Spending is a key driver in retirement funding success (or lack thereof). This is particularly true during the first five years of retirement. A recent study by the Consumer Financial Protection Bureau revealed that most retirees spend more money in their first five years of retirement than at other times (1). Before you retire, take a close look at your current spending levels and make an informed estimate of your spending in retirement. You may be surprised at the level of your current spending. You may also find that your projected spending in retirement, with more time for travel and recreation, may be higher than you anticipated.
Retirement is often the beginning of the distribution phase of your portfolio. Withdraw too much too soon and you will run the risk of a retiree’s greatest fear – outliving your money.
Healthcare spending is also a major consideration in retirement – both medical and long-term care. On average, a 65-year-old couple can expect to pay about $285,000 in out of pocket medical expenses.(2). Nationally, the average private room in a nursing home is about $102,000 annually (3). Work with your advisors to understand medical insurance and long-term care costs and funding alternatives. Model scenarios and create a plan for anticipated expenses.
Determine how you will replace your paycheck to fund your
annual lifestyle spending.
Understand how your various accounts and cash flows will make up your “paycheck” in retirement. When looking at retirement during times of market volatility, cash flow planning becomes even more important. You may receive multiple streams of income when you retire. Social Security, deferred compensation, a pension, an annuity, non-qualified retirement plan payments, or income from an encore career or board work are several income streams you may receive and need to make sure are working in consort with your portfolio as you build your wealth plan.

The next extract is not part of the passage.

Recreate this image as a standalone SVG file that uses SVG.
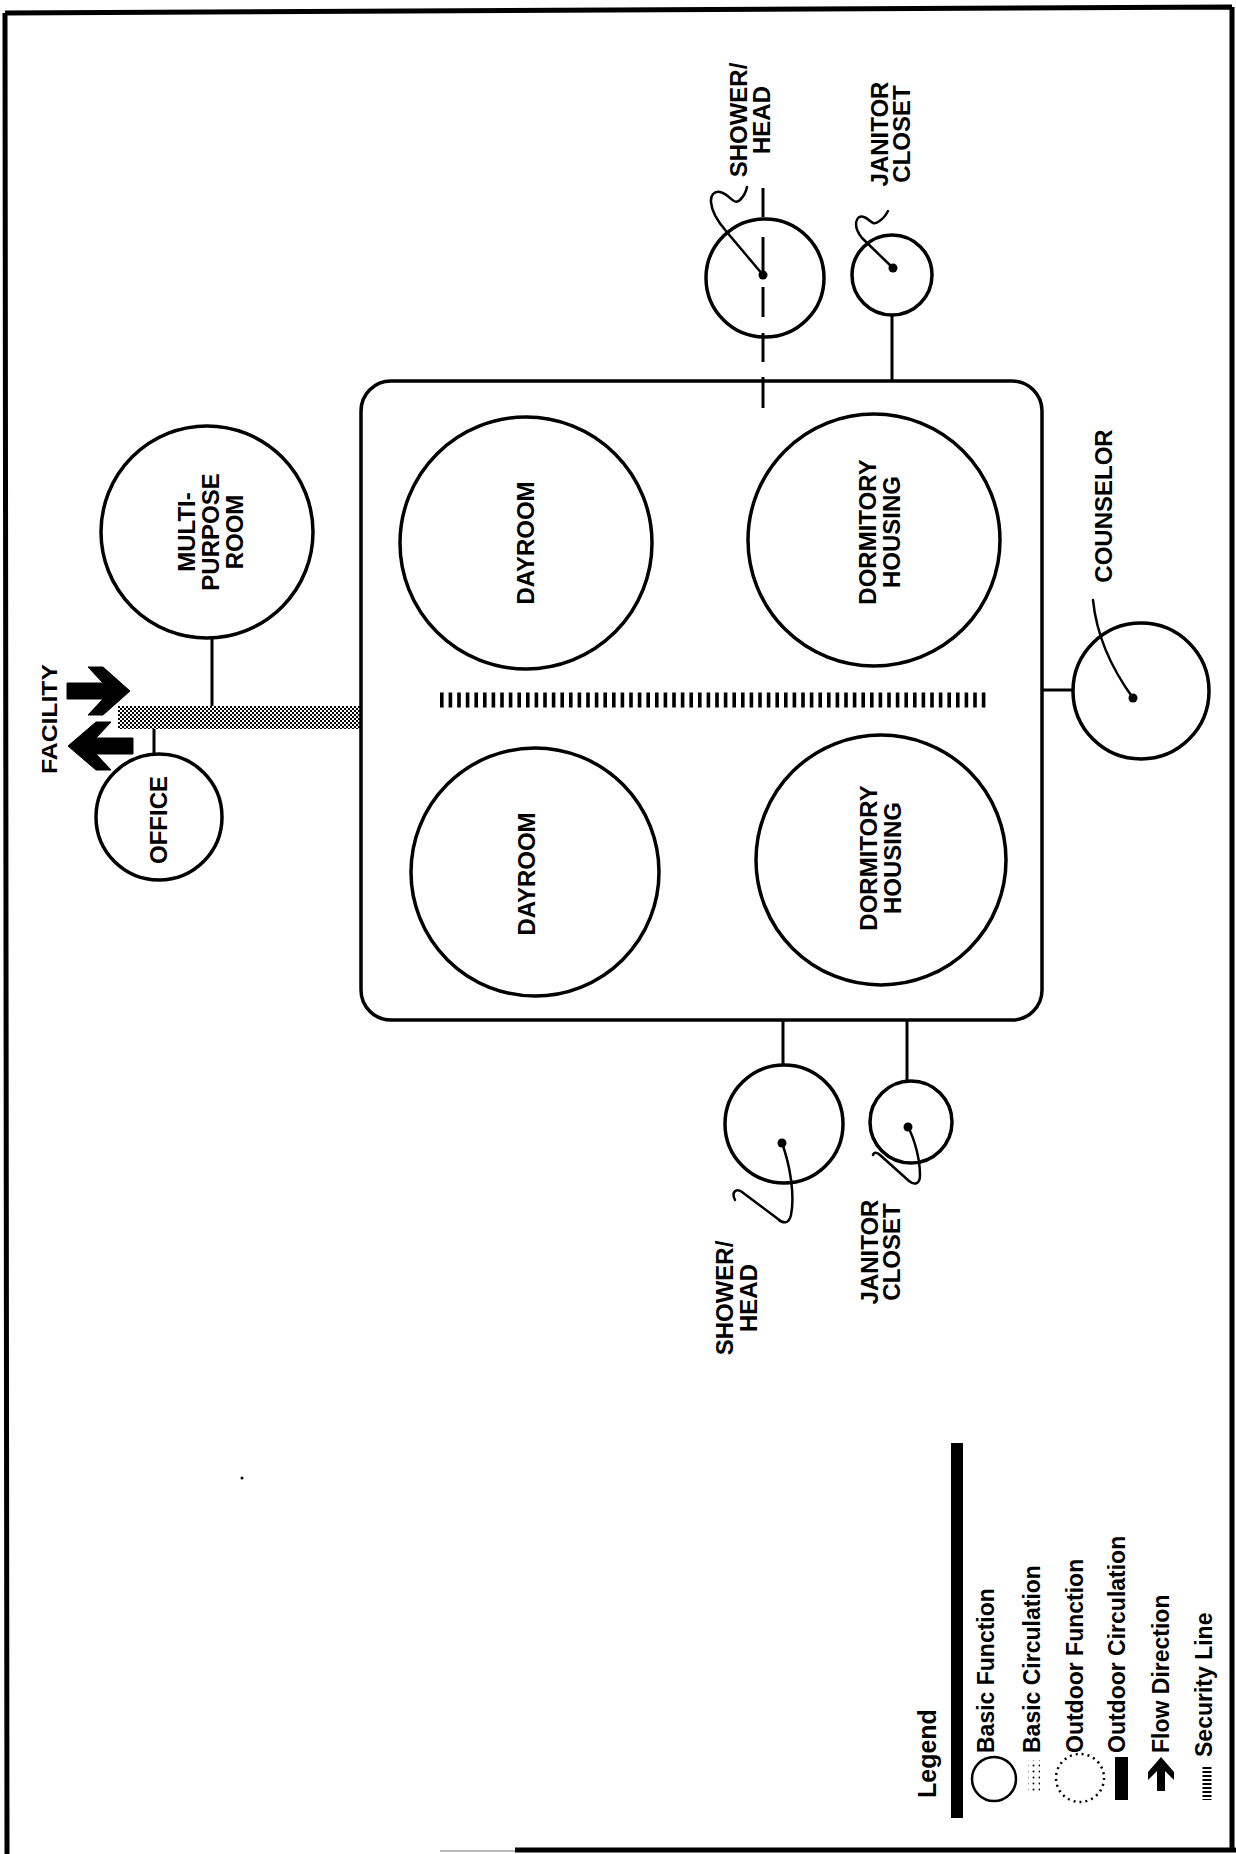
<svg xmlns="http://www.w3.org/2000/svg" width="1236" height="1854" viewBox="0 0 1236 1854">
<style>
.lbl{font-family:"Liberation Sans",Arial,sans-serif;font-weight:bold;font-size:24px;text-anchor:middle;fill:#000}
.leg{font-family:"Liberation Sans",Arial,sans-serif;font-weight:bold;font-size:23px;fill:#000}
.node{fill:none;stroke:#000;stroke-width:3.5}
.conn{fill:none;stroke:#000;stroke-width:3}
.lead{fill:none;stroke:#000;stroke-width:2.5;stroke-linecap:round;stroke-linejoin:round}
.frame{fill:none;stroke:#000;stroke-width:5}
.arrow{fill:#000;stroke:#000;stroke-width:1;stroke-linejoin:round}
</style>
<defs>
<pattern id="stipple" width="4" height="4" patternUnits="userSpaceOnUse">
<rect width="4" height="4" fill="#fff"/>
<rect x="0" y="0" width="2" height="2" fill="#000"/>
<rect x="2" y="2" width="2" height="2" fill="#000"/>
</pattern>
<pattern id="sparse" width="6" height="6" patternUnits="userSpaceOnUse">
<rect width="6" height="6" fill="#fff"/>
<circle cx="1.5" cy="1.5" r="1" fill="#000"/>
</pattern>
</defs>
<rect width="1236" height="1854" fill="#fff"/>
<g id="frame">
<path class="frame" d="M5,13 L1232,7 M5,13 L7,1854 M1232,7 L1232,1850 M515,1850 L1236,1850"/>
<path d="M440,1851 L515,1851" stroke="#bbb" stroke-width="2"/>
<circle cx="242" cy="1478" r="1.5" fill="#000"/>
</g>
<g id="connectors">
<rect x="118" y="706" width="243" height="23" fill="url(#stipple)"/>
<path class="conn" d="M212,638 L212,706"/>
<path class="conn" d="M154,729 L154,754"/>
<path class="conn" d="M892,315 L892,381"/>
<path class="conn" stroke-width="3.5" d="M763,188 L763,217 M763,237 L763,275 M763,287 L763,317 M763,333 L763,362 M763,377 L763,408"/>
<path class="conn" d="M783,1020 L783,1065"/>
<path class="conn" d="M907,1020 L907,1081"/>
<path class="conn" d="M1042,690 L1073,690"/>
<path class="arrow" d="M67,683 L103,683 L88,667 L103,667 L130,691 L103,715 L88,715 L103,699 L67,699 Z"/>
<path class="arrow" d="M133,738 L96,738 L111,722 L96,722 L68,746 L96,770 L111,770 L96,754 L133,754 Z"/>
<line x1="440" y1="700" x2="988" y2="700" stroke="#000" stroke-width="15" stroke-dasharray="3.6 5"/>
</g>
<g id="housing-unit">
<rect x="361" y="381" width="681" height="639" rx="30" ry="30" class="node" stroke-width="4"/>
</g>
<g id="facility-label">
<text class="lbl" transform="translate(0,719) rotate(-90)" style="font-size:22px"><tspan x="0" y="57" textLength="110" lengthAdjust="spacingAndGlyphs">FACILITY</tspan></text>
</g>
<g id="office">
<circle class="node" cx="159" cy="817" r="63"/>
<text class="lbl" transform="translate(0,820) rotate(-90)"><tspan x="0" y="167">OFFICE</tspan></text>
</g>
<g id="multipurpose">
<circle class="node" cx="207" cy="532" r="106"/>
<text class="lbl" transform="translate(0,532) rotate(-90)"><tspan x="0" y="195">MULTI-</tspan><tspan x="0" y="219">PURPOSE</tspan><tspan x="0" y="243">ROOM</tspan></text>
</g>
<g id="dayroom-1">
<circle class="node" cx="526" cy="543" r="126"/>
<text class="lbl" transform="translate(0,543) rotate(-90)"><tspan x="0" y="534">DAYROOM</tspan></text>
</g>
<g id="dormitory-1">
<circle class="node" cx="874" cy="540" r="126"/>
<text class="lbl" transform="translate(0,532) rotate(-90)"><tspan x="0" y="876">DORMITORY</tspan><tspan x="0" y="900">HOUSING</tspan></text>
</g>
<g id="dayroom-2">
<circle class="node" cx="535" cy="872" r="124"/>
<text class="lbl" transform="translate(0,874) rotate(-90)"><tspan x="0" y="535">DAYROOM</tspan></text>
</g>
<g id="dormitory-2">
<circle class="node" cx="881" cy="860" r="125"/>
<text class="lbl" transform="translate(0,858) rotate(-90)"><tspan x="0" y="877">DORMITORY</tspan><tspan x="0" y="901">HOUSING</tspan></text>
</g>
<g id="shower-1">
<circle class="node" cx="765" cy="278" r="59"/>
<circle cx="763" cy="275" r="4.5" fill="#000"/>
<path class="lead" d="M763,275 L726,231 C706,208 708,190 720,192 C730,194 733,206 740,200 C744,196 746,192 747,187"/>
<text class="lbl" transform="translate(0,120) rotate(-90)"><tspan x="0" y="747">SHOWER/</tspan><tspan x="0" y="770">HEAD</tspan></text>
</g>
<g id="janitor-1">
<circle class="node" cx="892" cy="275" r="40"/>
<circle cx="893" cy="268" r="4.5" fill="#000"/>
<path class="lead" d="M893,268 L862,238 C852,226 856,214 864,217 C870,219 872,226 878,222 C883,219 886,215 888,211"/>
<text class="lbl" transform="translate(0,134) rotate(-90)"><tspan x="0" y="888">JANITOR</tspan><tspan x="0" y="910">CLOSET</tspan></text>
</g>
<g id="counselor">
<circle class="node" cx="1141" cy="691" r="68"/>
<circle cx="1133" cy="698" r="4.5" fill="#000"/>
<path class="lead" d="M1133,698 Q1098,650 1093,600"/>
<text class="lbl" transform="translate(0,506) rotate(-90)"><tspan x="0" y="1112">COUNSELOR</tspan></text>
</g>
<g id="shower-2">
<circle class="node" cx="784" cy="1124" r="59"/>
<circle cx="782" cy="1143" r="4.5" fill="#000"/>
<path class="lead" d="M782,1143 C790,1165 795,1195 791,1215 C789,1224 783,1224 778,1219 L742,1192 C736,1188 731,1192 735,1200"/>
<text class="lbl" transform="translate(0,1298) rotate(-90)"><tspan x="0" y="733">SHOWER/</tspan><tspan x="0" y="757">HEAD</tspan></text>
</g>
<g id="janitor-2">
<circle class="node" cx="911" cy="1122" r="41"/>
<circle cx="908" cy="1127" r="4.5" fill="#000"/>
<path class="lead" d="M908,1127 C915,1140 920,1160 920,1175 C920,1185 914,1185 909,1181 L880,1155 C877,1152 874,1152 873,1155"/>
<text class="lbl" transform="translate(0,1252) rotate(-90)"><tspan x="0" y="878">JANITOR</tspan><tspan x="0" y="900">CLOSET</tspan></text>
</g>
<g id="legend">
<rect x="951" y="1443" width="12" height="375" fill="#000"/>
<text class="leg" style="font-size:25px" transform="translate(0,1798) rotate(-90)"><tspan x="0" y="936">Legend</tspan></text>
<circle cx="994" cy="1779" r="22" fill="none" stroke="#000" stroke-width="2.5"/>
<rect x="1028" y="1760" width="12" height="33" fill="url(#sparse)"/>
<circle cx="1080" cy="1778" r="24" fill="none" stroke="#000" stroke-width="2.5" stroke-dasharray="2 4"/>
<rect x="1115" y="1757" width="13" height="43" fill="#000"/>
<path d="M1161,1757 L1174,1772 L1174,1780 L1165,1771 L1165,1791 L1157,1791 L1157,1771 L1148,1780 L1148,1772 Z" fill="#000"/>
<line x1="1207" y1="1767" x2="1207" y2="1800" stroke="#000" stroke-width="9" stroke-dasharray="2 2"/>
<text class="leg" transform="translate(0,1753) rotate(-90)"><tspan x="0" y="994">Basic Function</tspan></text>
<text class="leg" transform="translate(0,1753) rotate(-90)"><tspan x="0" y="1040">Basic Circulation</tspan></text>
<text class="leg" transform="translate(0,1753) rotate(-90)"><tspan x="0" y="1083">Outdoor Function</tspan></text>
<text class="leg" transform="translate(0,1753) rotate(-90)"><tspan x="0" y="1125">Outdoor Circulation</tspan></text>
<text class="leg" transform="translate(0,1753) rotate(-90)"><tspan x="0" y="1169">Flow Direction</tspan></text>
<text class="leg" transform="translate(0,1757) rotate(-90)"><tspan x="0" y="1212">Security Line</tspan></text>
</g>
</svg>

Required minimum distributions (RMDs) can play a big part of your retirement cash flow. You have been contributing to retirement accounts (IRA, 401(k), 403(b), 457, etc.) for many years, and now it is time to flip the mental switch to taking distributions. Although RMDs have been waived for 2020, in most cases you must start withdrawing from these accounts at age 72 (rather than age 70½ under previous tax law). There is an IRS formula that you must follow to make sure that you are taking out at least the minimum required amount every year. Generally, the larger the account, the larger the distribution. If you choose, you can start to withdraw from these accounts beginning at age 59½ without penalty. Work with your financial planning team to make sure that you are most effectively managing your RMDs in light of the SECURE Act, CARES Act and IRS guidance. This is an area of wealth planning where income taxes, wealth transfer goals and investment management all intersect.